From 1997, Mr Jaffrey worked for the BBC education department. Between 1999 and 2001, he directed the BBC instrument amnesty, which collected pound;1.3 million worth of unused musical instruments, which were distributed to education projects. More recently, he was BBC learning executive for music, developing a series of music-education radio initiatives. He also helped set up the Fame Academy bursary, to support young talent.

The job, created by David Miliband, then schools standards minister, was to implement the music manifesto and improve music education in schools.

The manifesto, launched last July and backed with pound;30 million funding over three years, pledges to provide every primary pupil with free or discounted instrumental lessons.

The job was initially part-time and Mr Jaffrey planned to combine it with his BBC work. But this proved to be impractical, and he now works full-time on the manifesto.
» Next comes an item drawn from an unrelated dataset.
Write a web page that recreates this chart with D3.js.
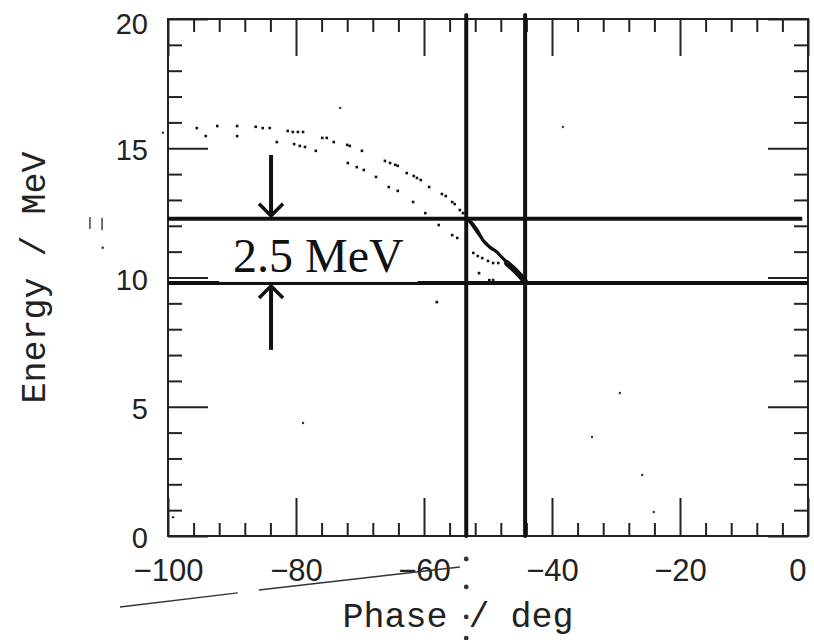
<!DOCTYPE html>
<html>
<head>
<meta charset="utf-8">
<script src="https://cdn.jsdelivr.net/npm/d3@7"></script>
<style>
  html, body { margin: 0; padding: 0; background: #fff; overflow: hidden; }
  svg { display: block; }
  .tick text { font-family: "Liberation Sans", sans-serif; fill: #222; }
  .domain { display: none; }
  .tick line { stroke: #222; stroke-width: 2; }
</style>
</head>
<body>
<div id="chart"></div>
<script>
// Axis ticks
const xMajor = [-100, -80, -60, -40, -20, 0];
const xMinor = d3.range(-96, 0, 4).filter(v => v % 20 !== 0);
const yMajor = [0, 5, 10, 15, 20];
const yMinor = d3.range(1, 20, 1).filter(v => v % 5 !== 0);

// Cut lines (energy window and phase window)
const energyCuts = [12.27, 9.79];
const phaseCuts = [-53.4, -44.2];

// Outer trajectory (upper row of dots)
const outerPhase = [-95.5, -92.3, -89.2, -86.3, -85.2, -84.1, -81.3, -80.5, -79.7, -78.9, -75.9, -75.2, -74.1, -72.0, -71.6, -69.7, -66.1, -65.3, -64.5, -64.1, -62.7, -61.6, -61.1, -60.5, -59.2, -57.2, -56.6, -55.6, -55.2, -54.4, -53.9];
const outerEnergy = [15.78, 15.86, 15.86, 15.83, 15.78, 15.78, 15.67, 15.63, 15.63, 15.63, 15.40, 15.40, 15.24, 15.13, 15.09, 14.90, 14.51, 14.43, 14.36, 14.32, 14.04, 13.93, 13.85, 13.77, 13.50, 13.23, 13.15, 12.92, 12.84, 12.61, 12.49];

// Inner trajectory (lower row of dots)
const innerPhase = [-94.1, -89.2, -83.0, -80.3, -79.4, -78.6, -76.9, -71.9, -70.5, -69.4, -67.5, -65.5, -64.1, -61.7, -59.8, -57.7, -55.6, -54.8, -52.3, -51.6, -50.9, -50.0, -49.2, -48.4, -51.4, -49.8, -49.2, -58.0];
const innerEnergy = [15.47, 15.47, 15.24, 15.16, 15.09, 15.05, 14.90, 14.43, 14.27, 14.16, 13.89, 13.50, 13.35, 12.92, 12.49, 12.03, 11.64, 11.53, 10.95, 10.83, 10.75, 10.64, 10.56, 10.56, 10.17, 9.90, 9.90, 9.05];

// Dense bunch inside the window
const bunchPhase = [-53.4, -52.5, -51.7, -50.8, -49.7, -48.6, -47.7, -46.6, -45.5, -44.7, -44.2];
const bunchEnergy = [12.26, 12.11, 11.84, 11.45, 11.18, 10.99, 10.75, 10.48, 10.25, 10.06, 9.83];
const bunchPhase2 = [-52.9, -51.6, -50.4, -49.5, -48.9, -48.0, -46.9, -45.8, -44.8];
const bunchEnergy2 = [12.16, 11.70, 11.30, 11.10, 11.05, 10.82, 10.55, 10.30, 10.02];
const tailPhase = [-47.0, -45.8, -44.8, -44.2];
const tailEnergy = [10.55, 10.28, 10.02, 9.83];

// Stray specks on the scan
const speckPhase = [-73.1, -38.3, -29.4, -33.75, -25.9, -24.1, -99.2, -78.9, -100.8, -53.4, -53.4, -53.4, -53.4, -110.2];
const speckEnergy = [16.56, 15.82, 5.53, 3.83, 2.36, 0.93, 0.73, 4.37, 15.6, -0.89, -1.97, -3.13, -3.95, 11.15];

// Pen strokes under the axis
const penPhase = [[-107.5, -89.1], [-85.8, -54.4]];
const penEnergy = [[-2.75, -2.2], [-2.09, -1.2]];

// Arrows marking the 2.5 MeV window
const arrowPhase = -83.9;
const arrowFrom = [14.74, 7.2];
const arrowTo = [12.27, 9.79];

const width = 814;
const height = 640;
const margin = { top: 19, right: 6, bottom: 104, left: 168 };
const innerWidth = width - margin.left - margin.right;
const innerHeight = height - margin.top - margin.bottom;

const svg = d3.select("#chart")
  .append("svg")
  .attr("width", width)
  .attr("height", height);

const chart = svg.append("g")
  .attr("transform", `translate(${margin.left}, ${margin.top})`);

const x = d3.scaleLinear().domain([-100, 0]).range([0, innerWidth]);
const y = d3.scaleLinear().domain([0, 20]).range([innerHeight, 0]);

// Tick marks without labels, all four sides
function bareTicks(axis, transform) {
  const g = chart.append("g").attr("transform", transform).call(axis);
  g.selectAll("text").remove();
}
bareTicks(d3.axisBottom(x).tickValues(xMinor).tickSize(-13), `translate(0, ${innerHeight})`);
bareTicks(d3.axisTop(x).tickValues(xMinor).tickSize(-13), null);
bareTicks(d3.axisLeft(y).tickValues(yMinor).tickSize(-14), null);
bareTicks(d3.axisRight(y).tickValues(yMinor).tickSize(-14), `translate(${innerWidth}, 0)`);
bareTicks(d3.axisTop(x).tickValues(xMajor).tickSize(-37), null);
bareTicks(d3.axisRight(y).tickValues(yMajor).tickSize(-40), `translate(${innerWidth}, 0)`);

// Major ticks with labels
const xAxis = chart.append("g").attr("transform", `translate(0, ${innerHeight})`)
  .call(d3.axisBottom(x).tickValues(xMajor).tickSize(-38).tickPadding(23));
xAxis.selectAll("text")
  .style("font-size", "31px")
  .attr("text-anchor", d => d === 0 ? "end" : "middle")
  .attr("dx", d => d === 0 ? "-2px" : "0");
const yAxis = chart.append("g")
  .call(d3.axisLeft(y).tickValues(yMajor).tickSize(-40).tickPadding(20));
yAxis.selectAll("text").style("font-size", "29px")
  .attr("dy", d => d === 20 ? "0.5em" : "0.4em");

// Frame
chart.append("rect")
  .attr("width", innerWidth)
  .attr("height", innerHeight)
  .attr("fill", "none")
  .attr("stroke", "#222")
  .attr("stroke-width", 2);

// Dots of the two trajectories
const dotData = outerPhase.map((p, i) => ({ p, e: outerEnergy[i] }))
  .concat(innerPhase.map((p, i) => ({ p, e: innerEnergy[i] })));
chart.selectAll(".dot")
  .data(dotData)
  .enter()
  .append("rect")
  .attr("class", "dot")
  .attr("x", d => x(d.p) - 1.3)
  .attr("y", d => y(d.e) - 1.3)
  .attr("width", 2.6)
  .attr("height", 2.6)
  .attr("fill", "#111");

// Specks
chart.selectAll(".speck")
  .data(speckPhase.map((p, i) => ({ p, e: speckEnergy[i] })))
  .enter()
  .append("circle")
  .attr("cx", d => x(d.p))
  .attr("cy", d => y(d.e))
  .attr("r", (d, i) => i >= 9 && i <= 12 ? 2.4 : 1.2)
  .attr("fill", "#333");

// Dense bunch
const line = d3.line().x(d => x(d[0])).y(d => y(d[1]));
chart.append("path")
  .attr("d", line(bunchPhase.map((p, i) => [p, bunchEnergy[i]])))
  .attr("fill", "none")
  .attr("stroke", "#111")
  .attr("stroke-width", 3);
chart.append("path")
  .attr("d", line(bunchPhase2.map((p, i) => [p, bunchEnergy2[i]])))
  .attr("fill", "none")
  .attr("stroke", "#111")
  .attr("stroke-width", 2.2);
chart.append("path")
  .attr("d", line(tailPhase.map((p, i) => [p, tailEnergy[i]])))
  .attr("fill", "none")
  .attr("stroke", "#111")
  .attr("stroke-width", 6)
  .attr("stroke-linecap", "round");

// Pen strokes
penPhase.forEach((ps, i) => {
  chart.append("path")
    .attr("d", line(ps.map((p, j) => [p, penEnergy[i][j]])))
    .attr("stroke", "#333")
    .attr("stroke-width", 1.5);
});

// Scan marks next to the y title
chart.append("path")
  .attr("d", `M${x(-112.2)},${y(12.34)}V${y(11.88)}M${x(-110.3)},${y(12.30)}V${y(11.84)}`)
  .attr("stroke", "#444")
  .attr("stroke-width", 1.5);

// Window lines
chart.selectAll(".ecut")
  .data(energyCuts)
  .enter()
  .append("line")
  .attr("x1", 0)
  .attr("x2", (d, i) => i === 0 ? x(-0.9) : innerWidth)
  .attr("y1", d => y(d))
  .attr("y2", d => y(d))
  .attr("stroke", "#111")
  .attr("stroke-width", 4);
chart.selectAll(".pcut")
  .data(phaseCuts)
  .enter()
  .append("line")
  .attr("x1", d => x(d))
  .attr("x2", d => x(d))
  .attr("y1", y(20.15))
  .attr("y2", innerHeight)
  .attr("stroke", "#111")
  .attr("stroke-width", 4)
  .attr("stroke-linecap", "round");

// Label box and text
chart.append("rect")
  .attr("x", x(-92))
  .attr("y", y(12.27) + 3)
  .attr("width", x(-61) - x(-92))
  .attr("height", y(9.79) - y(12.27) - 4)
  .attr("fill", "#fff");
chart.append("text")
  .attr("x", (x(-92) + x(-61)) / 2)
  .attr("y", y(9.79) - 11)
  .attr("text-anchor", "middle")
  .attr("font-family", "'Liberation Serif', 'Times New Roman', serif")
  .attr("font-size", 48)
  .attr("fill", "#111")
  .text("2.5 MeV");

// Arrows
arrowFrom.forEach((from, i) => {
  const tip = y(arrowTo[i]) + (i === 0 ? -3 : 3);
  const dir = i === 0 ? -1 : 1;
  const ax = x(arrowPhase);
  chart.append("line")
    .attr("x1", ax).attr("x2", ax)
    .attr("y1", y(from)).attr("y2", tip)
    .attr("stroke", "#111").attr("stroke-width", 4);
  chart.append("path")
    .attr("d", `M${ax - 12},${tip + dir * 12}L${ax},${tip}L${ax + 12},${tip + dir * 12}`)
    .attr("fill", "none")
    .attr("stroke", "#111")
    .attr("stroke-width", 3.5);
});

// Axis titles
svg.append("text")
  .attr("x", 458)
  .attr("y", 627)
  .attr("text-anchor", "middle")
  .attr("font-family", "'Liberation Mono', monospace")
  .attr("font-size", 35)
  .attr("fill", "#222")
  .text("Phase / deg");

svg.append("text")
  .attr("transform", `translate(45, ${margin.top + innerHeight / 2}) rotate(-90)`)
  .attr("text-anchor", "middle")
  .attr("font-family", "'Liberation Mono', monospace")
  .attr("font-size", 35)
  .attr("fill", "#222")
  .text("Energy / MeV");
</script>
</body>
</html>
He is setting up a national singing strategy and hopes to change the way music is viewed in many schools.

“The stereotype of the typical music teacher is still a dominatrix who wants you to learn the recorder,” he said. “Why, when teachers are so inspiring?

“Children are left cold by what the music curriculum has to offer. But a passion for music can benefit learning across all subjects.”

From September, he will be working with sports education experts, observing how they celebrate excellent performance and motivate disaffected pupils.

“When you have great musicians in school, they tend to be seen as nerdy kids,” he said. “But when you have great sports people, you celebrate them, and use them to coach others.”

The manifesto’s first annual report concludes that the teaching of music remains a lottery in schools. Fewer than one in 10 pupils receives regular individual or small-group tuition, and inspectors ranked music as one of the worst-taught subjects at secondary school.

Only 20 of 2,172 specialist schools are music colleges. The report said:

“Some sponsors consider music to be elitist.”

Mr Jaffrey said: “We should have an ambition to do much better: better than 8 per cent taking GCSE music. Better than 8 per cent of pupils learning an instrument.”

Classical cellist Julian Lloyd-Webber said: “Some heads take music very seriously, but some don’t. We need to make sure the whole thing is less patchy. Marc Jaffrey has recognised that. He’s thorough and has already gone round and met all the music authorities.

“It’s still early days. But I’m optimistic.”